Greek Gods in Tracksuits (AKA the "Cool Mom" Mythology Lesson)
Here's the thing about Rick Riordan—he gets it. He understands that the best way to teach kids about Greek mythology isn't a dry textbook; it's putting the gods in tracksuits and having them run slightly sketchy businesses in Los Angeles.
The premise is just fun. Percy is a "troubled" kid (read: ADHD and dyslexia, which Riordan handles with so much grace it actually made me tear up a little) who finds out his dad is a Greek god. Suddenly, his learning differences are actually battle reflexes. As a mom, I love that reframing.
Emma is obsessed with the idea that the gods are walking around New York City. Lucas just likes the Minotaur fight. And honestly? I was totally invested. It's got that snappy, sarcastic tone that hits the sweet spot—funny enough for the kids, but clever enough that I'm not rolling my eyes in the front seat. Basically the literary equivalent of a Pixar movie.
Jesse Bernstein's Percy: The Good, The Bad, and The Whiny
Okay, so the narrator is Jesse Bernstein. I did a quick Google search while waiting in the pick-up line (multitasking!) and saw he won an AudioFile Earphones Award for this.

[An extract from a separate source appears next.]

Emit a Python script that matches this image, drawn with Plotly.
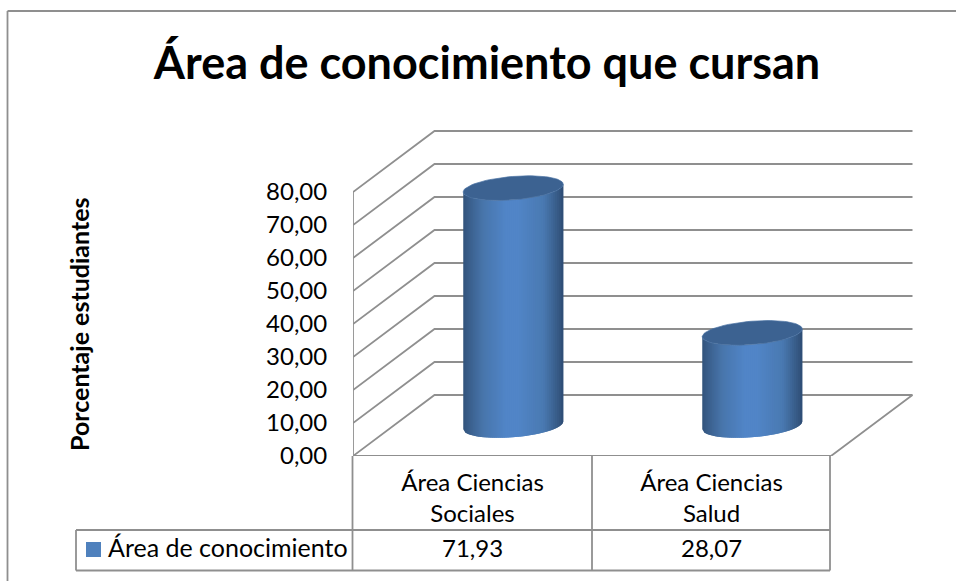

Does he deserve it? Mostly.
Here's the deal: He nails the sarcasm. Percy is twelve, and Bernstein captures that specific brand of pre-teen snark perfectly. He does great voices for the side characters—his Ares (the god of war) is genuinely intimidating, and he gives Grover (the satyr best friend) this nervous energy that really works.
But—and I'm saying this with love—his Percy voice can get a little... grating. At times, he sounds less like a hero-in-training and more like a sixteen-year-old whose mom just told him to take out the trash while he's gaming. It's a bit whiny. (My husband, who usually tunes out my audiobooks, actually paused his podcast to ask, "Why is that kid complaining so much?")
Also, just a heads up: the pacing can be uneven. There were moments where I felt like he was reading a grocery list, and then suddenly we're fighting Medusa and the energy spikes.
Pro Tip: Speed this baby up. I listened at 1.25x speed, and it smoothed out a lot of the "whine" factor and kept the pacing tight. At 1.0x, it dragged. At 1.25x? We were cruising. Bernstein also narrates Battle of the Labyrinth, and I'm curious if his pacing evens out by book four or if I'll be living at 1.25x forever.
Is It Too Scary for the Little Ones?
This was my biggest worry with Lucas being five. There are monsters. People (and cows) get vaporized. There is a very tense moment with a Chimera.
But because the tone is so humorous and Percy is so nonchalant about the absurdity of his life, it takes the edge off the scary bits. It's not dark-scary; it's adventure-scary. Lucas was fine. Actually, he was more than fine—he's currently in the backyard with a stick "fighting the Minotaur" (the dog).
If your kid is super sensitive to monsters or peril, maybe save this for the 8+ crowd. Sophie (2) slept through the first half and ignored the second half, so she's neutral on the matter.
The Verdict
Is it a perfect performance? No. The narration has some quirks that might bug you if you're super picky about voices.
But did it keep two squirmy kids and one exhausted mother entertained for a ten-hour audiobook? Yes. Absolutely yes.
It's funny, it's smart, and it sparked a conversation with Emma about Athena and Poseidon that lasted through dinner. Any book that can survive being paused 47 times for potty breaks and snack demands—and still make sense when you hit play—is a winner in my book.
Who should listen: Families with kids roughly 7-12, parents desperate for road trip sanity, and anyone who wants mythology without the textbook. Who should skip: If you can't handle a slightly whiny narrator voice (even at 1.25x speed) or your little one gets genuinely scared by monster fights, maybe wait a year or two.